Marino explained, in his letter to Burwell, documentation on the HHS website that explains how to maintain technical compliance with HIPAA had not been updated since 2006.
"Many companies creating mobile health apps have told us that they want to fully comply with HIPAA regulations, but have difficulty confirming that they have done so because current regulatory guidance does not cover technologies that they are using," Marino and Defazio's letter stated. "In some cases small technology companies have reported having to hire large legal teams just to determine, with some level of certainty that their product is in compliance with HIPAA. In order to ensure that innovative health companies do not inadvertently run afoul of the law, regulatory guidance should be routinely updated to reflect modern technologies being used in the health field."
Then, Marino and Defazio outlined four steps that the HHS could take to help mobile app developers understand if they're being compliant with HIPAA.

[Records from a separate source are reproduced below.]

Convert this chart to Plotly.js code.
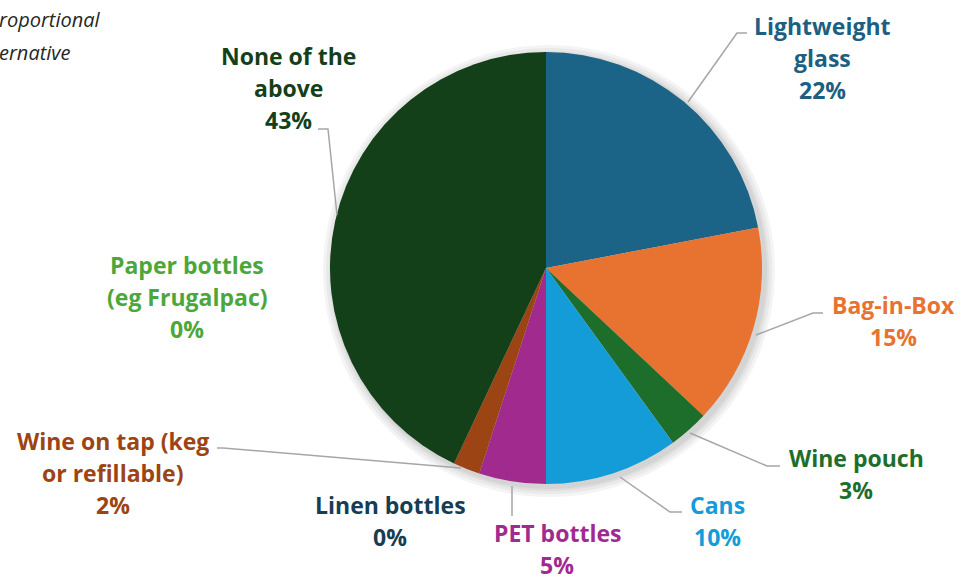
<!DOCTYPE html>
<html>
<head>
<meta charset="utf-8">
<script src="https://cdn.plot.ly/plotly-3.0.1.min.js"></script>
<style>html,body{margin:0;padding:0;background:#fff;}#chart{width:970px;height:578px;}</style>
</head>
<body>
<div id="chart"></div>
<script>
// ---- data ----
const categories = ["Lightweight glass","Bag-in-Box","Wine pouch","Cans","PET bottles","Linen bottles","Wine on tap (keg or refillable)","Paper bottles (eg Frugalpac)","None of the above"];
const values = [22, 15, 3, 10, 5, 0, 2, 0, 43];
const labelLines = [["Lightweight","glass"],["Bag-in-Box"],["Wine pouch"],["Cans"],["PET bottles"],["Linen bottles"],["Wine on tap (keg","or refillable)"],["Paper bottles","(eg Frugalpac)"],["None of the","above"]];
const sliceColors = ["#1b6387","#e8722f","#1e6e2b","#139cd7","#a12a8f","#173d52","#9c4414","#4ba73b","#133f19"];
const textColors  = ["#1d5f82","#e8722f","#1e6e2b","#139cd7","#a12a8f","#173d52","#9c4414","#4ba73b","#133f19"];
const titleFragments = ["roportional","ernative"];

// ---- layout helpers (pixel -> paper) ----
const W = 970, H = 578;
const px = x => x / W, py = y => 1 - y / H;
const cx = 546, cy = 268, R = 216;

// label anchor (center x, first line y) in pixels
const labelPos = [[822,26],[893,305],[856,458],[717,505],[557,533],[390,505],[113,441],[187,265],[288,56]];
const lineGap = 32;
// leader lines (pixel polylines)
const leaders = [
  [[747,33],[737,33],[688,102]],
  [[823,313],[813,313],[756,335]],
  [[780,466],[767,466],[690,433]],
  [[682,512],[670,512],[620,477]],
  [[512,486],[512,516]],
  null,
  [[217,448],[223,448],[461,468]],
  null,
  [[318,129],[328,129],[337,215]]
];

const annotations = [];
categories.forEach((c, i) => {
  const lines = labelLines[i].concat([values[i] + "%"]);
  lines.forEach((t, k) => {
    annotations.push({
      xref: "paper", yref: "paper",
      x: px(labelPos[i][0]), y: py(labelPos[i][1] + k * lineGap),
      xanchor: "center", yanchor: "middle",
      text: "<b>" + t + "</b>", showarrow: false,
      font: {family: "Open Sans, sans-serif", size: 23, color: textColors[i]}
    });
  });
});
titleFragments.forEach((t, k) => {
  annotations.push({
    xref: "paper", yref: "paper", x: px(-3), y: py(20 + k * 33),
    xanchor: "left", yanchor: "middle", showarrow: false,
    text: "<i>" + t + "</i>",
    font: {family: "Open Sans, sans-serif", size: 20, color: "#262626"}
  });
});

const shapes = [];
// soft shadow rings behind pie
[10, 7, 4, 2].forEach((d, k) => {
  shapes.push({
    type: "circle", xref: "paper", yref: "paper", layer: "below",
    x0: px(cx - R - d + 3), x1: px(cx + R + d + 3),
    y0: py(cy + R + d + 3), y1: py(cy - R - d + 3),
    line: {width: 0}, fillcolor: "rgba(0,0,0,0.045)"
  });
});
leaders.forEach(p => {
  if (!p) return;
  const path = p.map((pt, j) => (j ? "L" : "M") + px(pt[0]) + "," + py(pt[1])).join(" ");
  shapes.push({type: "path", xref: "paper", yref: "paper", path: path,
    line: {color: "#a6a6a6", width: 1.5}});
});

const trace = {
  type: "pie",
  labels: categories,
  values: values,
  sort: false,
  direction: "clockwise",
  rotation: 0,
  marker: {colors: sliceColors, line: {width: 0}},
  textinfo: "none",
  hoverinfo: "label+percent",
  showlegend: false,
  domain: {x: [px(cx) - 0.26, px(cx) + 0.26], y: [py(cy + R), py(cy - R)]}
};

Plotly.newPlot("chart", [trace], {
  width: W, height: H,
  margin: {l: 0, r: 0, t: 0, b: 0},
  paper_bgcolor: "#ffffff",
  showlegend: false,
  annotations: annotations,
  shapes: shapes
}, {displayModeBar: false, staticPlot: true});
</script>
</body>
</html>
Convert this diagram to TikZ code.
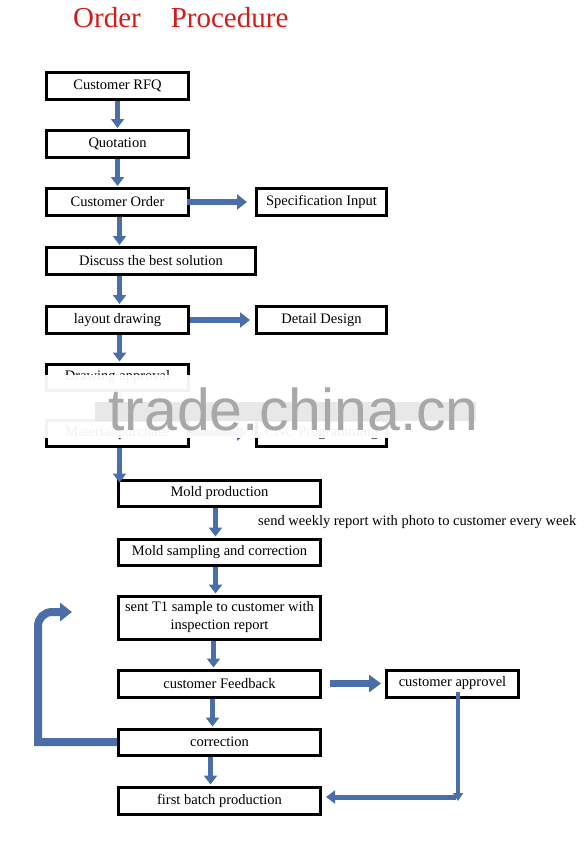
\documentclass[tikz,border=0pt]{standalone}
\usepackage{fontspec}
\setmainfont{Liberation Serif}
\newfontfamily\marksans{Liberation Sans}
\usetikzlibrary{arrows.meta}
\definecolor{flowblue}{RGB}{74,111,168}
\definecolor{titlered}{RGB}{210,28,28}

\begin{document}
\begin{tikzpicture}[x=1pt,y=-1pt,font=\fontsize{14.5}{18}\selectfont]
	\tikzstyle{stage}=[draw=black,line width=3pt,minimum width=142pt,minimum height=27pt,inner sep=0pt,align=center]
	\tikzstyle{side stage}=[stage,minimum width=130pt]
	\tikzstyle{low stage}=[stage,minimum width=202pt]
	\tikzstyle{flow}=[draw=flowblue,line width=5pt,-{Triangle[width=13pt,length=9pt]},shorten >=1pt]
	\tikzstyle{side flow}=[flow,line width=6pt,-{Triangle[width=15pt,length=10pt]}]

	\useasboundingbox (0,0) rectangle (588,852);

	\node[text=titlered,font=\fontsize{29}{32}\selectfont,anchor=base west,inner sep=0pt] (title) at (73,27) {Order\hspace{30pt}Procedure};

	\node[stage] (rfq) at (117.5,86) {Customer RFQ};
	\node[stage] (quote) at (117.5,144) {Quotation};
	\node[stage] (order) at (117.5,202) {Customer Order};
	\node[side stage] (spec) at (321.5,202) {Specification Input};
	\node[stage,minimum width=209pt] (discuss) at (151,261) {Discuss the best solution};
	\node[stage] (layout) at (117.5,320) {layout drawing};
	\node[side stage] (detail) at (321.5,320) {Detail Design};
	\node[stage,minimum height=26pt] (approval) at (117.5,377) {Drawing approval};
	\node[stage,minimum height=26pt] (material) at (117.5,433) {Material purchase};
	\node[side stage,minimum height=26pt] (cnc) at (321.5,433) {CNC Programming};
	\node[low stage,minimum height=26pt] (mold) at (219.5,493) {Mold production};
	\node[low stage,minimum height=26pt] (sampling) at (219.5,552) {Mold sampling and correction};
	\node[low stage,minimum height=43pt] (tone) at (219.5,617.5) {sent T1 sample to customer with\\inspection report};
	\node[low stage] (feedback) at (219.5,683.5) {customer Feedback};
	\node[stage,minimum width=132pt] (approvel) at (452.5,683.5) {customer approvel};
	\node[low stage,minimum height=26pt] (correction) at (219.5,742) {correction};
	\node[low stage] (batch) at (219.5,800.5) {first batch production};

	\node[anchor=west,inner sep=0pt] (note) at (258,522) {send weekly report with photo to customer every week};

	\draw[flow] (rfq) -- (quote);
	\draw[flow] (quote) -- (order);
	\draw[flow] ([xshift=2pt]order.south) -- ([xshift=2pt]order.south |- discuss.north);
	\draw[flow] ([xshift=2pt]discuss.south -| order.south) -- ([xshift=2pt]layout.north);
	\draw[flow] ([xshift=2pt]layout.south) -- ([xshift=2pt]approval.north);
	\draw[flow] ([xshift=2pt]approval.south) -- ([xshift=2pt]material.north);
	\draw[flow] ([xshift=2pt]material.south) -- ([xshift=2pt,yshift=-5pt]material.south |- mold.north);
	\draw[flow] ([xshift=-4pt]mold.south) -- ([xshift=-4pt]sampling.north);
	\draw[flow] ([xshift=-4pt]sampling.south) -- ([xshift=-4pt]tone.north);
	\draw[flow] ([xshift=-6pt]tone.south) -- ([xshift=-6pt]feedback.north);
	\draw[flow] ([xshift=-7pt]feedback.south) -- ([xshift=-7pt]correction.north);
	\draw[flow] ([xshift=-9pt]correction.south) -- ([xshift=-9pt]batch.north);

	\draw[side flow,shorten <=-3pt,shorten >=8pt] (order) -- (spec);
	\draw[side flow,shorten >=5pt] (layout) -- (detail);
	\draw[side flow,shorten >=8pt] (material) -- (cnc);
	\draw[side flow,line width=7pt,-{Triangle[width=17pt,length=12pt]},shorten <=8pt,shorten >=4pt] (feedback) -- (approvel);

	\coordinate (turn) at (458,797);
	\draw[flow,line width=4pt,-{Triangle[width=10pt,length=8pt]},shorten >=-4pt] ([xshift=5.5pt,yshift=7pt]approvel.south) -- (turn);
	\draw[flow,shorten >=4pt] ([xshift=-2pt]turn) -- (turn -| batch.east);

	\coordinate (loopend) at (72,612);
	\draw[draw=flowblue,line width=8pt,line join=miter,-{Triangle[width=18pt,length=12pt]}] (correction.west) -- (38,742) -- (38,626) arc[start angle=180,end angle=270,radius=14] -- (loopend);

	\fill[white,opacity=.95] (30,375) rectangle (486,438);
	\fill[gray!22,opacity=.8] (95,402) rectangle (476,421);
	\node[anchor=base west,inner sep=0pt,text=gray!68,font=\marksans\fontsize{59}{60}\selectfont] (mark) at (108,430) {trade.china.cn};
\end{tikzpicture}
\end{document}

The first is that HHS should provide updated information on what companies should do if they want to comply with HIPAA regulations. The updated information should address new technologies that have been released since 2006 including apps and cloud storage. Second, the letter suggests The Office of Civil Rights (OCR) should offer implementation standards for companies that need guidance on how to conform with regulations. Third, because a growing number of apps are using cloud storage for data, HHS should explain what HIPAA obligations exist for companies and services that chose to use cloud storage. Finally, HHS should recruit employees who have expertise and have them reach out to and work with digital health startups to ensure their products are HIPAA compliant.